Input records:
....

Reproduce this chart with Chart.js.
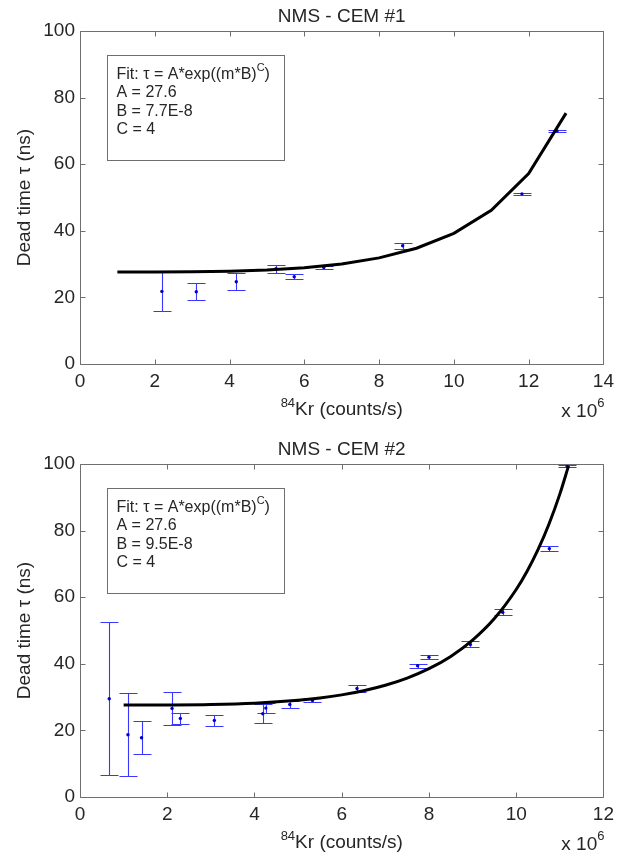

....

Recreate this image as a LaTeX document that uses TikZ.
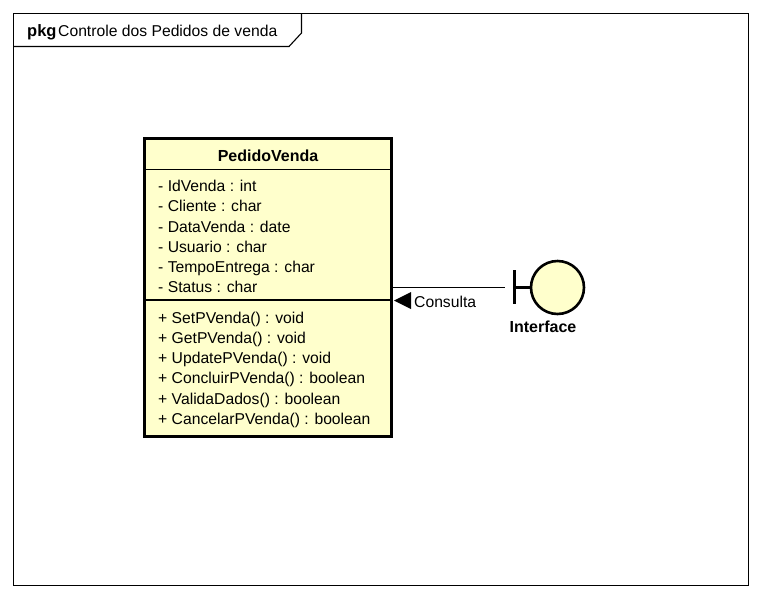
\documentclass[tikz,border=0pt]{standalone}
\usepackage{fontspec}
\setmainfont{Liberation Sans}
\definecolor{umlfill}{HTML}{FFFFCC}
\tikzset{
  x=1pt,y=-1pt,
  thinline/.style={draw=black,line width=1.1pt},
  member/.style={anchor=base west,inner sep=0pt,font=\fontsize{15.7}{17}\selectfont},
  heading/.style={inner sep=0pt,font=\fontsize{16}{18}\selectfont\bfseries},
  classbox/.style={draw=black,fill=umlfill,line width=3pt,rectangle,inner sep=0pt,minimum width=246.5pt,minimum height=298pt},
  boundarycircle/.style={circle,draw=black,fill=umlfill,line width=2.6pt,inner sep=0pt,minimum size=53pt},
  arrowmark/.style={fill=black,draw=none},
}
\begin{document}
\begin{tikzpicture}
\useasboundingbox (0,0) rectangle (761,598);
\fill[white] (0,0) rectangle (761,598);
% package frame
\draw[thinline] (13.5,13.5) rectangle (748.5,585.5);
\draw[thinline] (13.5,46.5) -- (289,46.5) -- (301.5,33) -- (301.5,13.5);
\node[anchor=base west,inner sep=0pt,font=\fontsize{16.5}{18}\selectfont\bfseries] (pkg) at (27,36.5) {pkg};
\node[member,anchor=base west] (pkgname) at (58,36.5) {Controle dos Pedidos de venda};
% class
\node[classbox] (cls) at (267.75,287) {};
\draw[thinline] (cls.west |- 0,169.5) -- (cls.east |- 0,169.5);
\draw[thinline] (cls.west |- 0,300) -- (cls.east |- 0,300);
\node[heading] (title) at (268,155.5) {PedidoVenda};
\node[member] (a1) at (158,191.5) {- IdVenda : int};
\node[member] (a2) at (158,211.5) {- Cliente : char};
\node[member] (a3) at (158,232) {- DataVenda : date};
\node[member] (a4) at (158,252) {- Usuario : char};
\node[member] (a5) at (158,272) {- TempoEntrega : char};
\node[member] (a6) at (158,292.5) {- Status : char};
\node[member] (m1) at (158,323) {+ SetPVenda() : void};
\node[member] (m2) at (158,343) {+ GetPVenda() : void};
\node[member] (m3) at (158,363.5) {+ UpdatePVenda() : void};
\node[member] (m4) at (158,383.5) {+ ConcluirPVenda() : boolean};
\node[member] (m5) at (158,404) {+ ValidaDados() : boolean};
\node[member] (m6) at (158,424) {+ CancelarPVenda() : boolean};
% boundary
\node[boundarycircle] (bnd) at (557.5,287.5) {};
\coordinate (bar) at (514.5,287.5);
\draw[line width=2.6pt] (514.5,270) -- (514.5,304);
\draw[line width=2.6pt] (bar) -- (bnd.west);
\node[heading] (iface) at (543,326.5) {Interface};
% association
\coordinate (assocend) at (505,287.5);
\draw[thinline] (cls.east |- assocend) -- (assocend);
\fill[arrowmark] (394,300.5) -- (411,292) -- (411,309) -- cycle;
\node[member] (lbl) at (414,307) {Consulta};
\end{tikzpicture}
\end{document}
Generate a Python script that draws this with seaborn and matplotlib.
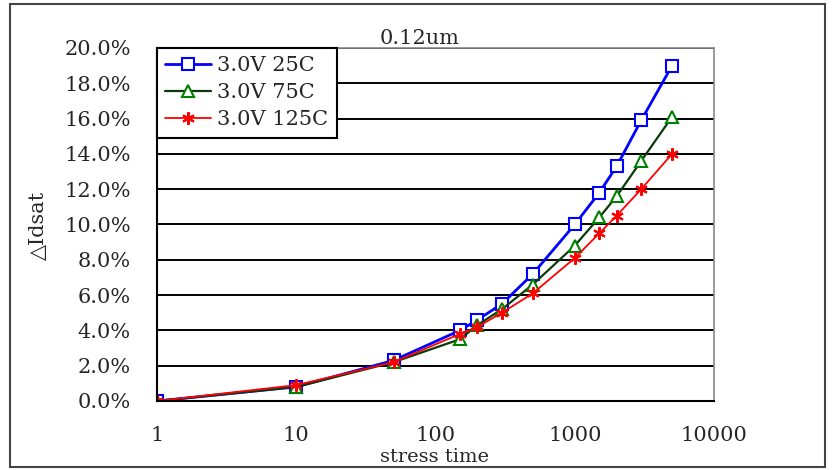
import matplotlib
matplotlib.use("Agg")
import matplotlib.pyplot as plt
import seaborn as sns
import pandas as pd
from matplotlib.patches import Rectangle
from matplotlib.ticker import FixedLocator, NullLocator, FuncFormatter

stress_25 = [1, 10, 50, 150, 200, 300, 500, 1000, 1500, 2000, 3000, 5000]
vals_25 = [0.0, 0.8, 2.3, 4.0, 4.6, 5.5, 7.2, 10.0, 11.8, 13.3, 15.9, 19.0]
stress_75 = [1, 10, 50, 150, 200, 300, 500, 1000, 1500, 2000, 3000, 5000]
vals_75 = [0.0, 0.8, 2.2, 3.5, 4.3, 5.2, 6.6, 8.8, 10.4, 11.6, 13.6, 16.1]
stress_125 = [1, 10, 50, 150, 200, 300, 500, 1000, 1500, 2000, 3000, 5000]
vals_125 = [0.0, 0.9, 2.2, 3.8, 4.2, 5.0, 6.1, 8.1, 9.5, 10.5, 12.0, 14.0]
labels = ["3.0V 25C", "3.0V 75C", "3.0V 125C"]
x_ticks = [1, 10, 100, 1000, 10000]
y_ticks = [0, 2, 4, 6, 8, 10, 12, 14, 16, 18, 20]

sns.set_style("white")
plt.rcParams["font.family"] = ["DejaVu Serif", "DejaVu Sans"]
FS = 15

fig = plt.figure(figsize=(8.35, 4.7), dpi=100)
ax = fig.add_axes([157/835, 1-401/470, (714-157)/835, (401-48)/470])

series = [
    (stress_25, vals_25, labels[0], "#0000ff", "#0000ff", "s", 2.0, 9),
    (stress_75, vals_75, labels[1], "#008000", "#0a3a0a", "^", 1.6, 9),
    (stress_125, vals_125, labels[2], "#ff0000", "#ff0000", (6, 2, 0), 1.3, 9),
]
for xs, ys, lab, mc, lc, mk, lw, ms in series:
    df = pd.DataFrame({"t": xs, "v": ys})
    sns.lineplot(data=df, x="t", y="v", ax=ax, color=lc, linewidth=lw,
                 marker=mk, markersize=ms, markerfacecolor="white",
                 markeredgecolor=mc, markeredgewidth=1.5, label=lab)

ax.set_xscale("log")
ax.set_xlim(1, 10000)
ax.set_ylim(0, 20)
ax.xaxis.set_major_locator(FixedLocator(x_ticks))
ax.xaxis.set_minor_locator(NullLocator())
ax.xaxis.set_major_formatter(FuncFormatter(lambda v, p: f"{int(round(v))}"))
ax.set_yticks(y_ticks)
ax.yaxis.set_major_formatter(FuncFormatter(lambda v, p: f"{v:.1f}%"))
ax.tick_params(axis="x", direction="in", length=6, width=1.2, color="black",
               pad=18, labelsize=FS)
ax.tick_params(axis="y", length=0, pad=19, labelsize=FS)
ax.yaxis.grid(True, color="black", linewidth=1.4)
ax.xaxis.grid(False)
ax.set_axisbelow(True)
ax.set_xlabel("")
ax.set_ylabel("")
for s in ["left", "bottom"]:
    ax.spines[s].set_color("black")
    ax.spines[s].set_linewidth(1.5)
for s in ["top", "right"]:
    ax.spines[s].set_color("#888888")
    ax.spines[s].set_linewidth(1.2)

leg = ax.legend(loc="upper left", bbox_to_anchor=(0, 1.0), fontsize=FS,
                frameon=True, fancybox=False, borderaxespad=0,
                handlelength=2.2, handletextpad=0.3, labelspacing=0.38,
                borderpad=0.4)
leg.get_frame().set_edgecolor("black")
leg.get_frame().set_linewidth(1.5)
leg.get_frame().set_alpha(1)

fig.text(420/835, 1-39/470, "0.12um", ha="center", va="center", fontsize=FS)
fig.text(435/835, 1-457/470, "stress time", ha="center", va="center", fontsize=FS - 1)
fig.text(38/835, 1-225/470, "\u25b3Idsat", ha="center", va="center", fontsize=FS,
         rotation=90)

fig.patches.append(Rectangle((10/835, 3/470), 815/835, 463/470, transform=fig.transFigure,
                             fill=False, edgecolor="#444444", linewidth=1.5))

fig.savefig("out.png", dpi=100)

....

Goal: Using the listing, copy every line where the word "matplotlib" shows up.

Written response:
Generate a Python script that draws this with seaborn and matplotlib.
import matplotlib
matplotlib.use("Agg")
import matplotlib.pyplot as plt
from matplotlib.patches import Rectangle
from matplotlib.ticker import FixedLocator, NullLocator, FuncFormatter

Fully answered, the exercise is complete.